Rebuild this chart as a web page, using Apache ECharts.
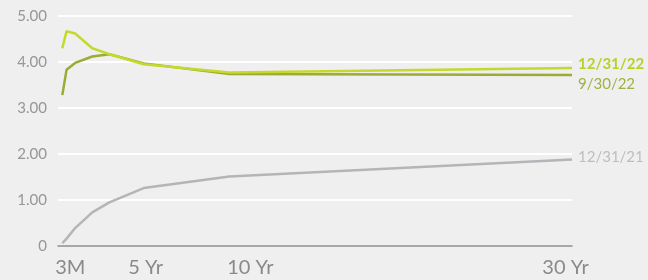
<!DOCTYPE html>
<html lang="en">
  <head>
    <meta charset="UTF-8" />
    <title>Treasury yield curve</title>
    <script src="https://cdn.jsdelivr.net/npm/echarts@6/dist/echarts.min.js"></script>
    <style>
      html, body { margin: 0; padding: 0; background: #efefef; }
      #chart { width: 648px; height: 280px; }
    </style>
  </head>
  <body>
    <div id="chart"></div>
    <script>
      // maturities in years
      const maturities = [0.25, 0.5, 1, 2, 3, 5, 10, 30];
      const yieldsDec21 = [0.06, 0.16, 0.39, 0.73, 0.95, 1.26, 1.51, 1.88];
      const yieldsSep22 = [3.28, 3.83, 3.98, 4.12, 4.17, 3.97, 3.74, 3.72];
      const yieldsDec22 = [4.3, 4.67, 4.62, 4.3, 4.17, 3.95, 3.77, 3.87];
      const tickValues = [0.25, 5, 10, 30];
      const tickLabels = ["3M", "5 Yr", "10 Yr", "30 Yr"];

      const FONT = "Lato";
      const pairs = (ys) => maturities.map((m, i) => [m, ys[i]]);

      // nudges so the axis labels sit where the original puts them
      const labelPad = {
        "3M": [0, 0, 0, 16],
        "5 Yr": [0, 0, 0, 4],
        "10 Yr": [0, 0, 0, 42],
        "30 Yr": [0, 13, 0, 0],
      };
      const rich = {};
      tickLabels.forEach((t, i) => {
        rich["t" + i] = { padding: labelPad[t], fontSize: 20, color: "#8a8a8a", fontFamily: FONT };
      });

      const line = (name, data, color, label) => ({
        name,
        type: "line",
        data: pairs(data),
        symbol: "none",
        lineStyle: { color, width: 2.5 },
        endLabel: Object.assign(
          { show: true, formatter: name, fontFamily: FONT, fontSize: 15, distance: 6 },
          label
        ),
      });

      const chart = echarts.init(document.getElementById("chart"));
      chart.setOption({
        backgroundColor: "#efefef",
        animation: false,
        grid: { left: 58, right: 76, top: 16, bottom: 34 },
        xAxis: {
          type: "value",
          min: 0,
          max: 30,
          axisLine: { lineStyle: { color: "#8a8a8a", width: 1.5 } },
          axisTick: { show: false },
          splitLine: { show: false },
          axisLabel: {
            customValues: tickValues,
            margin: 12,
            formatter: (v) => {
              const i = tickValues.indexOf(v);
              return i < 0 ? "" : "{t" + i + "|" + tickLabels[i] + "}";
            },
            rich,
          },
        },
        yAxis: {
          type: "value",
          min: 0,
          max: 5,
          interval: 1,
          axisLine: { show: false },
          axisTick: { show: false },
          splitLine: { lineStyle: { color: "#ffffff", width: 2 } },
          axisLabel: {
            color: "#969696",
            fontSize: 15,
            fontFamily: FONT,
            margin: 11,
            formatter: (v) => (v === 0 ? "0" : v.toFixed(2)),
          },
        },
        series: [
          line("12/31/21", yieldsDec21, "#b5b5b9", { color: "#bdbdbd", offset: [0, -2] }),
          line("9/30/22", yieldsSep22, "#9cab35", { color: "#a2b041", offset: [0, 9] }),
          line("12/31/22", yieldsDec22, "#c3da2c", { color: "#b8d12a", fontWeight: "bold", offset: [0, -4] }),
        ],
      });
    </script>
  </body>
</html>
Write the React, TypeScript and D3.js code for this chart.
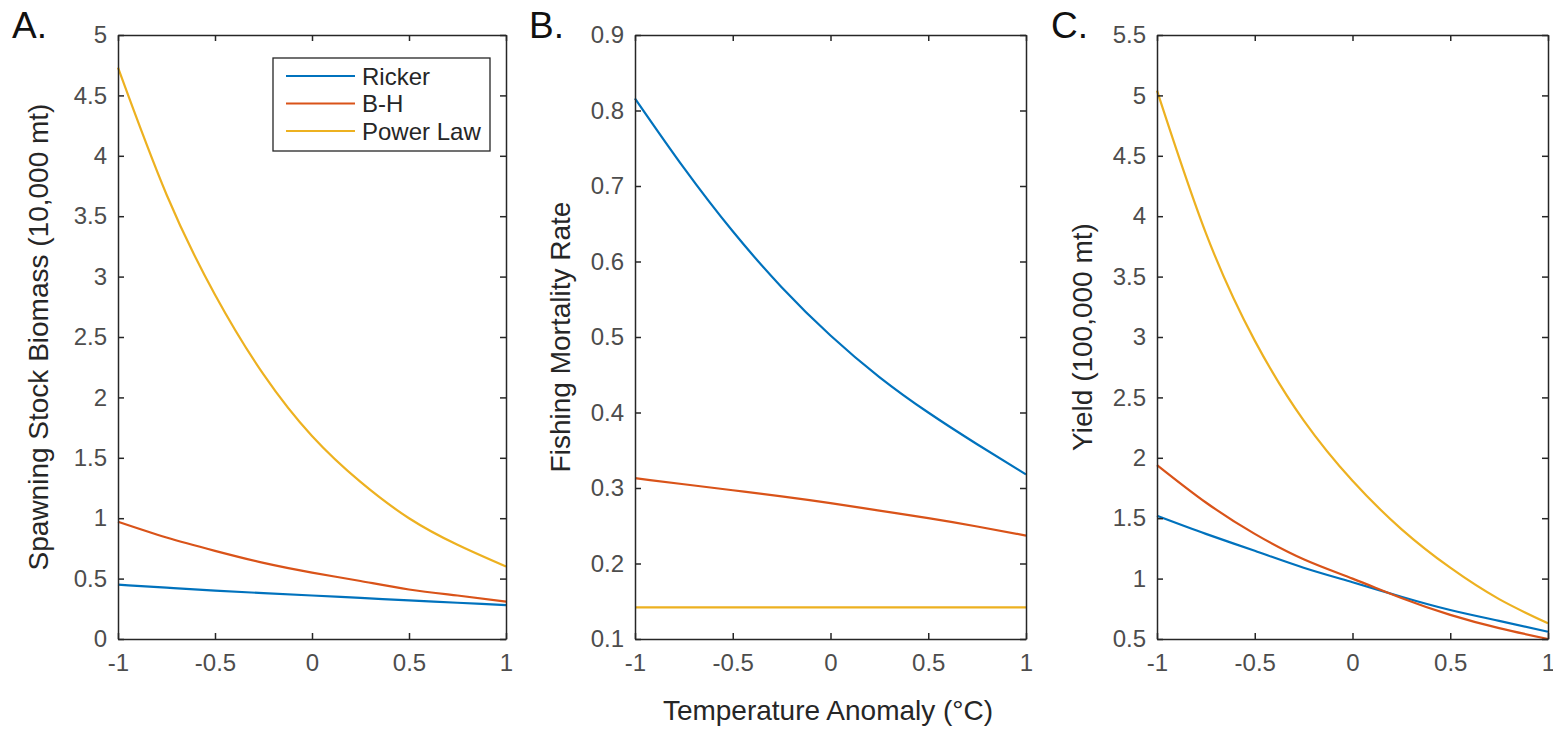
import React, { useRef, useEffect } from "react";
import * as d3 from "d3";

// temperature anomaly (°C)
const temps = [-1, -0.75, -0.5, -0.25, 0, 0.25, 0.5, 0.75, 1];

// A. spawning stock biomass (10,000 mt)
const ssbRicker = [0.45, 0.425, 0.40, 0.38, 0.36, 0.34, 0.32, 0.30, 0.28];
const ssbBH = [0.97, 0.84, 0.73, 0.63, 0.55, 0.48, 0.41, 0.36, 0.31];
const ssbPower = [4.73, 3.68, 2.85, 2.19, 1.68, 1.30, 1.00, 0.78, 0.60];

// B. fishing mortality rate
const fRicker = [0.816, 0.724, 0.640, 0.566, 0.502, 0.447, 0.40, 0.358, 0.318];
const fBH = [0.313, 0.305, 0.297, 0.289, 0.280, 0.270, 0.260, 0.249, 0.237];
const fPower = [0.142, 0.142, 0.142, 0.142, 0.142, 0.142, 0.142, 0.142, 0.142];

// C. yield (100,000 mt)
const yieldRicker = [1.52, 1.37, 1.23, 1.09, 0.97, 0.85, 0.74, 0.65, 0.56];
const yieldBH = [1.94, 1.63, 1.37, 1.16, 1.00, 0.84, 0.70, 0.59, 0.50];
const yieldPower = [5.04, 3.86, 2.97, 2.31, 1.81, 1.41, 1.09, 0.83, 0.63];

const seriesNames = ["Ricker", "B-H", "Power Law"];
const colors = ["#0072BD", "#D95319", "#EDB120"];
const xTicks = [-1, -0.5, 0, 0.5, 1];

const panels = [
  { letter: "A.", left: 118, right: 506, yDomain: [0, 5], yTicks: d3.range(0, 5.01, 0.5), ylabel: "Spawning Stock Biomass (10,000 mt)", labelX: 48, series: [ssbRicker, ssbBH, ssbPower], legend: true },
  { letter: "B.", left: 635, right: 1026, yDomain: [0.1, 0.9], yTicks: d3.range(0.1, 0.91, 0.1), ylabel: "Fishing Mortality Rate", labelX: 570, series: [fRicker, fBH, fPower], legend: false },
  { letter: "C.", left: 1157, right: 1548, yDomain: [0.5, 5.5], yTicks: d3.range(0.5, 5.51, 0.5), ylabel: "Yield (100,000 mt)", labelX: 1092, series: [yieldRicker, yieldBH, yieldPower], legend: false },
];

const W = 1553, H = 730, TOP = 35, BOTTOM = 639;
const FONT = "'Liberation Sans', Arial, Helvetica, sans-serif";
const AXIS = "#262626";
const TICKTXT = "#4d4d4d";

const fmt = (v: number) => String(+v.toFixed(2));

const App = () => {
  const ref = useRef<SVGSVGElement>(null);

  useEffect(() => {
    const svg = d3.select(ref.current);
    svg.selectAll("*").remove();

    panels.forEach(p => {
      const x = d3.scaleLinear().domain([-1, 1]).range([p.left, p.right]);
      const y = d3.scaleLinear().domain(p.yDomain).range([BOTTOM, TOP]);
      const g = svg.append("g");

      // curves
      const line = d3.line<number>()
        .x((_, i) => x(temps[i]))
        .y(d => y(d))
        .curve(d3.curveNatural);
      p.series.forEach((s, i) => {
        g.append("path")
          .attr("d", line(s))
          .attr("fill", "none")
          .attr("stroke", colors[i])
          .attr("stroke-width", 2.2);
      });

      // axes: inward ticks, box on all four sides
      const styleAxis = (a: any) => {
        a.select(".domain").attr("stroke", AXIS).attr("stroke-width", 1.5);
        a.selectAll(".tick line").attr("stroke", AXIS).attr("stroke-width", 1.5);
        a.selectAll(".tick text").attr("fill", TICKTXT).style("font-size", "24px").style("font-family", FONT);
      };
      g.append("g").attr("transform", `translate(0,${BOTTOM})`)
        .call(d3.axisBottom(x).tickValues(xTicks).tickFormat(fmt as any).tickSizeInner(-6).tickSizeOuter(0).tickPadding(15))
        .call(styleAxis);
      g.append("g").attr("transform", `translate(0,${TOP})`)
        .call(d3.axisTop(x).tickValues(xTicks).tickFormat(() => "").tickSizeInner(-6).tickSizeOuter(0))
        .call(styleAxis);
      g.append("g").attr("transform", `translate(${p.left},0)`)
        .call(d3.axisLeft(y).tickValues(p.yTicks).tickFormat(fmt as any).tickSizeInner(-6).tickSizeOuter(0).tickPadding(11))
        .call(styleAxis);
      g.append("g").attr("transform", `translate(${p.right},0)`)
        .call(d3.axisRight(y).tickValues(p.yTicks).tickFormat(() => "").tickSizeInner(-6).tickSizeOuter(0))
        .call(styleAxis);

      // y label
      g.append("text")
        .attr("transform", `translate(${p.labelX},${(TOP + BOTTOM) / 2}) rotate(-90)`)
        .attr("text-anchor", "middle")
        .attr("fill", AXIS)
        .style("font-size", "28px")
        .style("font-family", FONT)
        .text(p.ylabel);

      // panel letter
      g.append("text")
        .attr("x", p.left - 106)
        .attr("y", 38)
        .attr("fill", "#111")
        .style("font-size", "37px")
        .style("font-family", FONT)
        .text(p.letter);

      if (p.legend) {
        const lg = g.append("g");
        lg.append("rect")
          .attr("x", 273).attr("y", 58).attr("width", 217).attr("height", 93)
          .attr("fill", "#fff").attr("stroke", AXIS).attr("stroke-width", 1.3);
        seriesNames.forEach((name, i) => {
          const yy = 76 + i * 27.5;
          lg.append("line")
            .attr("x1", 286).attr("x2", 355).attr("y1", yy).attr("y2", yy)
            .attr("stroke", colors[i]).attr("stroke-width", 2.2);
          lg.append("text")
            .attr("x", 362).attr("y", yy + 8.5)
            .attr("fill", AXIS)
            .style("font-size", "24px")
            .style("font-family", FONT)
            .text(name);
        });
      }
    });

    // shared x label
    svg.append("text")
      .attr("x", 828)
      .attr("y", 720)
      .attr("text-anchor", "middle")
      .attr("fill", AXIS)
      .style("font-size", "28px")
      .style("font-family", FONT)
      .text("Temperature Anomaly (°C)");
  }, []);

  return (
    <>
      <style>{"body{margin:0}"}</style>
      <svg ref={ref} width={W} height={H} style={{ background: "#fff", display: "block" }} />
    </>
  );
};

export default App;
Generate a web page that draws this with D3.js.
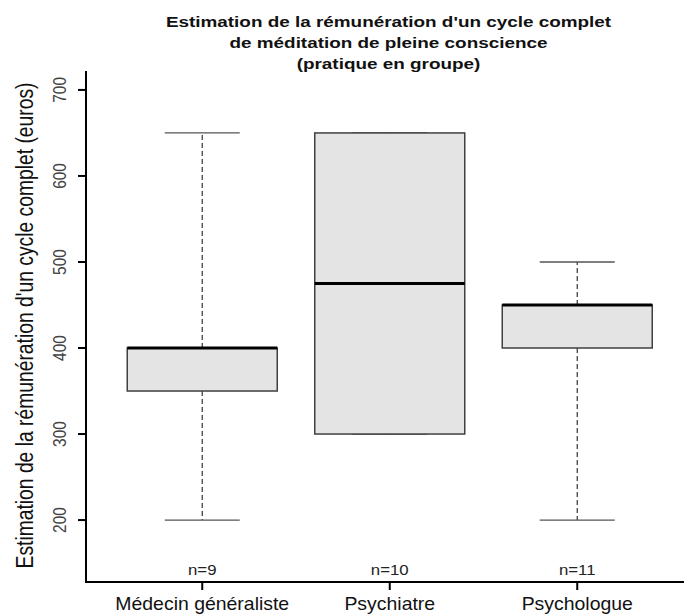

========

▶ _Directions for this task_:
Set down, without pictures, the lines between the line holding "Write the React, TypeScript" and the line holding "const xTicks = [-1, -0.5, 0, 0.5, 1];", both inclusive.

▶ _Completed task_:
Write the React, TypeScript and D3.js code for this chart.
import React, { useRef, useEffect } from "react";
import * as d3 from "d3";

// temperature anomaly (°C)
const temps = [-1, -0.75, -0.5, -0.25, 0, 0.25, 0.5, 0.75, 1];

// A. spawning stock biomass (10,000 mt)
const ssbRicker = [0.45, 0.425, 0.40, 0.38, 0.36, 0.34, 0.32, 0.30, 0.28];
const ssbBH = [0.97, 0.84, 0.73, 0.63, 0.55, 0.48, 0.41, 0.36, 0.31];
const ssbPower = [4.73, 3.68, 2.85, 2.19, 1.68, 1.30, 1.00, 0.78, 0.60];

// B. fishing mortality rate
const fRicker = [0.816, 0.724, 0.640, 0.566, 0.502, 0.447, 0.40, 0.358, 0.318];
const fBH = [0.313, 0.305, 0.297, 0.289, 0.280, 0.270, 0.260, 0.249, 0.237];
const fPower = [0.142, 0.142, 0.142, 0.142, 0.142, 0.142, 0.142, 0.142, 0.142];

// C. yield (100,000 mt)
const yieldRicker = [1.52, 1.37, 1.23, 1.09, 0.97, 0.85, 0.74, 0.65, 0.56];
const yieldBH = [1.94, 1.63, 1.37, 1.16, 1.00, 0.84, 0.70, 0.59, 0.50];
const yieldPower = [5.04, 3.86, 2.97, 2.31, 1.81, 1.41, 1.09, 0.83, 0.63];

const seriesNames = ["Ricker", "B-H", "Power Law"];
const colors = ["#0072BD", "#D95319", "#EDB120"];
const xTicks = [-1, -0.5, 0, 0.5, 1];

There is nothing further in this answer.